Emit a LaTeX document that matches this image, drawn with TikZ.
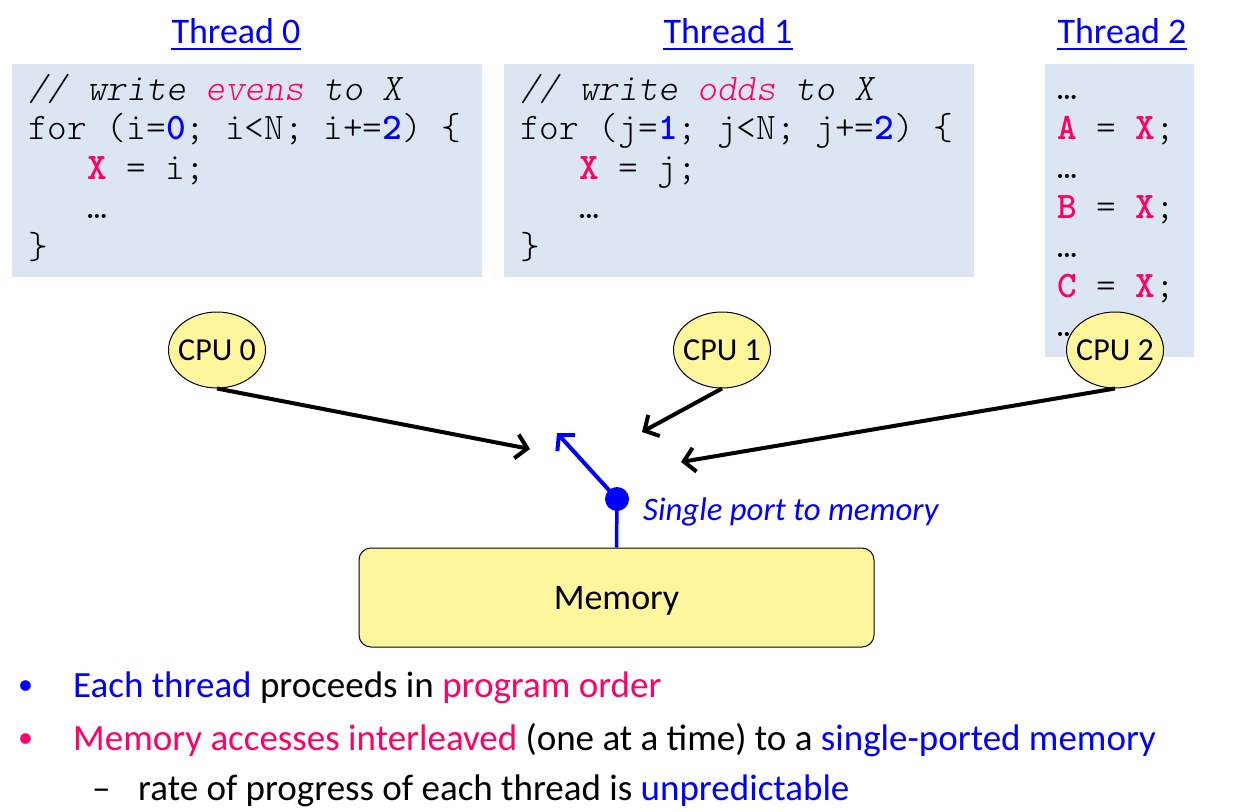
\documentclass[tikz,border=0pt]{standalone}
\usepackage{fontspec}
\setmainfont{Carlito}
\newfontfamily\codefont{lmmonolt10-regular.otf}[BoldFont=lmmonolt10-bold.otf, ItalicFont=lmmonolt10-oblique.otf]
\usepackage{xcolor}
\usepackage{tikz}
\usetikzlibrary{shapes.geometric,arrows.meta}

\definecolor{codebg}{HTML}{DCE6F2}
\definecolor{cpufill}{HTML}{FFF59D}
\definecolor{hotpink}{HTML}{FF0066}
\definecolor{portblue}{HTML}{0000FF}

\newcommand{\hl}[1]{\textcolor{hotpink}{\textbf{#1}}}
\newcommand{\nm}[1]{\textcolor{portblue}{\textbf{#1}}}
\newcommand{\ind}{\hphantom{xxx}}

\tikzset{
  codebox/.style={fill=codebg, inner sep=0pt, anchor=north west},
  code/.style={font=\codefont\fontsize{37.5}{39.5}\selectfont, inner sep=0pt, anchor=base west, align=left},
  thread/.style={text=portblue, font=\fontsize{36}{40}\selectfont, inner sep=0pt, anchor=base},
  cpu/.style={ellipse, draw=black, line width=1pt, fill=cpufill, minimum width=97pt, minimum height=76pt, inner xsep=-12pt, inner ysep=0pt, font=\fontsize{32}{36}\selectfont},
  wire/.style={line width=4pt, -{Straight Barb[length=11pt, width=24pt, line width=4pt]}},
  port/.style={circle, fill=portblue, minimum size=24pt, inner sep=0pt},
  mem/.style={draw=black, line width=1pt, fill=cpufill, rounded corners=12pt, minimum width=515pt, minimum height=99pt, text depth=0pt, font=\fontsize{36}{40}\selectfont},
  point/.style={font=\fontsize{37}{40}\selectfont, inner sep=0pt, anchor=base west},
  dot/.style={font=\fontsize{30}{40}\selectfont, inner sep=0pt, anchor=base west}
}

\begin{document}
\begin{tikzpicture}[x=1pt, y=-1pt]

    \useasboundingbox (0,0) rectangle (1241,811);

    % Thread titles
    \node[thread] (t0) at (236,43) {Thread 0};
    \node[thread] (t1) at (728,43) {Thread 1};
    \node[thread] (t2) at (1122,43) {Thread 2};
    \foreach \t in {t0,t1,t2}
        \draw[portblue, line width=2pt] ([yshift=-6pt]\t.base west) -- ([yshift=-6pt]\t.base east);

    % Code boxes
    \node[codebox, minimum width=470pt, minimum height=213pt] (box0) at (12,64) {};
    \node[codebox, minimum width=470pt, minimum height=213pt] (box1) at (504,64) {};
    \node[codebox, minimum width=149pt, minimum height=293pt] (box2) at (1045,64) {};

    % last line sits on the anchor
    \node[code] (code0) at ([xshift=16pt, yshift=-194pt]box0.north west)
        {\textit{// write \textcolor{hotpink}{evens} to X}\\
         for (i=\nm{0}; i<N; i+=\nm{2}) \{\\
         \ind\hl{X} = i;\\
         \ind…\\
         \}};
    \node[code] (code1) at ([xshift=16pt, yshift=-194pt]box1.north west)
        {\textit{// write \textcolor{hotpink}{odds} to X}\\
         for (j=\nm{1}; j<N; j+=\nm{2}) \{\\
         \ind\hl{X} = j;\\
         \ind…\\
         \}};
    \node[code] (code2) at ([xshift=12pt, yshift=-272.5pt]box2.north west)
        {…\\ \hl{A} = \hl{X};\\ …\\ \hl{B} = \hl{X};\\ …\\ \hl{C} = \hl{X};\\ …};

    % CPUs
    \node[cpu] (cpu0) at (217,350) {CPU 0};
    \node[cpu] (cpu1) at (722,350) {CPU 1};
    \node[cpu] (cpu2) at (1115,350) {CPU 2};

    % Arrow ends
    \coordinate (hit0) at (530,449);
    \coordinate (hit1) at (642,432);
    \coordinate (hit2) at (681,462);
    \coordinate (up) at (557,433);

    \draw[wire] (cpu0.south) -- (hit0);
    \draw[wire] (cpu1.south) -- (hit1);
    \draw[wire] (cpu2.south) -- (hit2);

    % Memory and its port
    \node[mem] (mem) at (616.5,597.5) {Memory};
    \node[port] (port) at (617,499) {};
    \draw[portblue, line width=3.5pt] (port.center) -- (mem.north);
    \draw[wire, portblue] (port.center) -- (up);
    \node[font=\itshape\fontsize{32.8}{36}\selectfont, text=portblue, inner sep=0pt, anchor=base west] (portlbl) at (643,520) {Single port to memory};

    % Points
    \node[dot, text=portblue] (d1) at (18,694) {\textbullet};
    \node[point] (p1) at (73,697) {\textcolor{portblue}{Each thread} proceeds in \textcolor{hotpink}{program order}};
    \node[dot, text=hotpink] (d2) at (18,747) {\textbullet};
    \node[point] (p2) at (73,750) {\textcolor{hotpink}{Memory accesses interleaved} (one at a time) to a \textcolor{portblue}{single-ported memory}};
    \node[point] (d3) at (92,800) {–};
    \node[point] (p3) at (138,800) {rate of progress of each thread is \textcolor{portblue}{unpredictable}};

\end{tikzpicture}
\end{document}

+-------+

Write the material out again exactly as it appears, dropping the pictures.

SOLUTION TO THIS EXERCISE |
Emit a LaTeX document that matches this image, drawn with TikZ.
\documentclass[tikz,border=0pt]{standalone}
\usepackage{fontspec}
\setmainfont{Carlito}
\newfontfamily\codefont{lmmonolt10-regular.otf}[BoldFont=lmmonolt10-bold.otf, ItalicFont=lmmonolt10-oblique.otf]
\usepackage{xcolor}
\usepackage{tikz}
\usetikzlibrary{shapes.geometric,arrows.meta}

\definecolor{codebg}{HTML}{DCE6F2}
\definecolor{cpufill}{HTML}{FFF59D}
\definecolor{hotpink}{HTML}{FF0066}
\definecolor{portblue}{HTML}{0000FF}

\newcommand{\hl}[1]{\textcolor{hotpink}{\textbf{#1}}}
\newcommand{\nm}[1]{\textcolor{portblue}{\textbf{#1}}}
\newcommand{\ind}{\hphantom{xxx}}

\tikzset{
  codebox/.style={fill=codebg, inner sep=0pt, anchor=north west},
  code/.style={font=\codefont\fontsize{37.5}{39.5}\selectfont, inner sep=0pt, anchor=base west, align=left},
  thread/.style={text=portblue, font=\fontsize{36}{40}\selectfont, inner sep=0pt, anchor=base},
  cpu/.style={ellipse, draw=black, line width=1pt, fill=cpufill, minimum width=97pt, minimum height=76pt, inner xsep=-12pt, inner ysep=0pt, font=\fontsize{32}{36}\selectfont},
  wire/.style={line width=4pt, -{Straight Barb[length=11pt, width=24pt, line width=4pt]}},
  port/.style={circle, fill=portblue, minimum size=24pt, inner sep=0pt},
  mem/.style={draw=black, line width=1pt, fill=cpufill, rounded corners=12pt, minimum width=515pt, minimum height=99pt, text depth=0pt, font=\fontsize{36}{40}\selectfont},
  point/.style={font=\fontsize{37}{40}\selectfont, inner sep=0pt, anchor=base west},
  dot/.style={font=\fontsize{30}{40}\selectfont, inner sep=0pt, anchor=base west}
}

\begin{document}
\begin{tikzpicture}[x=1pt, y=-1pt]

    \useasboundingbox (0,0) rectangle (1241,811);

    % Thread titles
    \node[thread] (t0) at (236,43) {Thread 0};
    \node[thread] (t1) at (728,43) {Thread 1};
    \node[thread] (t2) at (1122,43) {Thread 2};
    \foreach \t in {t0,t1,t2}
        \draw[portblue, line width=2pt] ([yshift=-6pt]\t.base west) -- ([yshift=-6pt]\t.base east);

    % Code boxes
    \node[codebox, minimum width=470pt, minimum height=213pt] (box0) at (12,64) {};
    \node[codebox, minimum width=470pt, minimum height=213pt] (box1) at (504,64) {};
    \node[codebox, minimum width=149pt, minimum height=293pt] (box2) at (1045,64) {};

    % last line sits on the anchor
    \node[code] (code0) at ([xshift=16pt, yshift=-194pt]box0.north west)
        {\textit{// write \textcolor{hotpink}{evens} to X}\\
         for (i=\nm{0}; i<N; i+=\nm{2}) \{\\
         \ind\hl{X} = i;\\
         \ind…\\
         \}};
    \node[code] (code1) at ([xshift=16pt, yshift=-194pt]box1.north west)
        {\textit{// write \textcolor{hotpink}{odds} to X}\\
         for (j=\nm{1}; j<N; j+=\nm{2}) \{\\
         \ind\hl{X} = j;\\
         \ind…\\
         \}};
    \node[code] (code2) at ([xshift=12pt, yshift=-272.5pt]box2.north west)
        {…\\ \hl{A} = \hl{X};\\ …\\ \hl{B} = \hl{X};\\ …\\ \hl{C} = \hl{X};\\ …};

    % CPUs
    \node[cpu] (cpu0) at (217,350) {CPU 0};
    \node[cpu] (cpu1) at (722,350) {CPU 1};
    \node[cpu] (cpu2) at (1115,350) {CPU 2};

    % Arrow ends
    \coordinate (hit0) at (530,449);
    \coordinate (hit1) at (642,432);
    \coordinate (hit2) at (681,462);
    \coordinate (up) at (557,433);

    \draw[wire] (cpu0.south) -- (hit0);
    \draw[wire] (cpu1.south) -- (hit1);
    \draw[wire] (cpu2.south) -- (hit2);

    % Memory and its port
    \node[mem] (mem) at (616.5,597.5) {Memory};
    \node[port] (port) at (617,499) {};
    \draw[portblue, line width=3.5pt] (port.center) -- (mem.north);
    \draw[wire, portblue] (port.center) -- (up);
    \node[font=\itshape\fontsize{32.8}{36}\selectfont, text=portblue, inner sep=0pt, anchor=base west] (portlbl) at (643,520) {Single port to memory};

    % Points
    \node[dot, text=portblue] (d1) at (18,694) {\textbullet};
    \node[point] (p1) at (73,697) {\textcolor{portblue}{Each thread} proceeds in \textcolor{hotpink}{program order}};
    \node[dot, text=hotpink] (d2) at (18,747) {\textbullet};
    \node[point] (p2) at (73,750) {\textcolor{hotpink}{Memory accesses interleaved} (one at a time) to a \textcolor{portblue}{single-ported memory}};
    \node[point] (d3) at (92,800) {–};
    \node[point] (p3) at (138,800) {rate of progress of each thread is \textcolor{portblue}{unpredictable}};

\end{tikzpicture}
\end{document}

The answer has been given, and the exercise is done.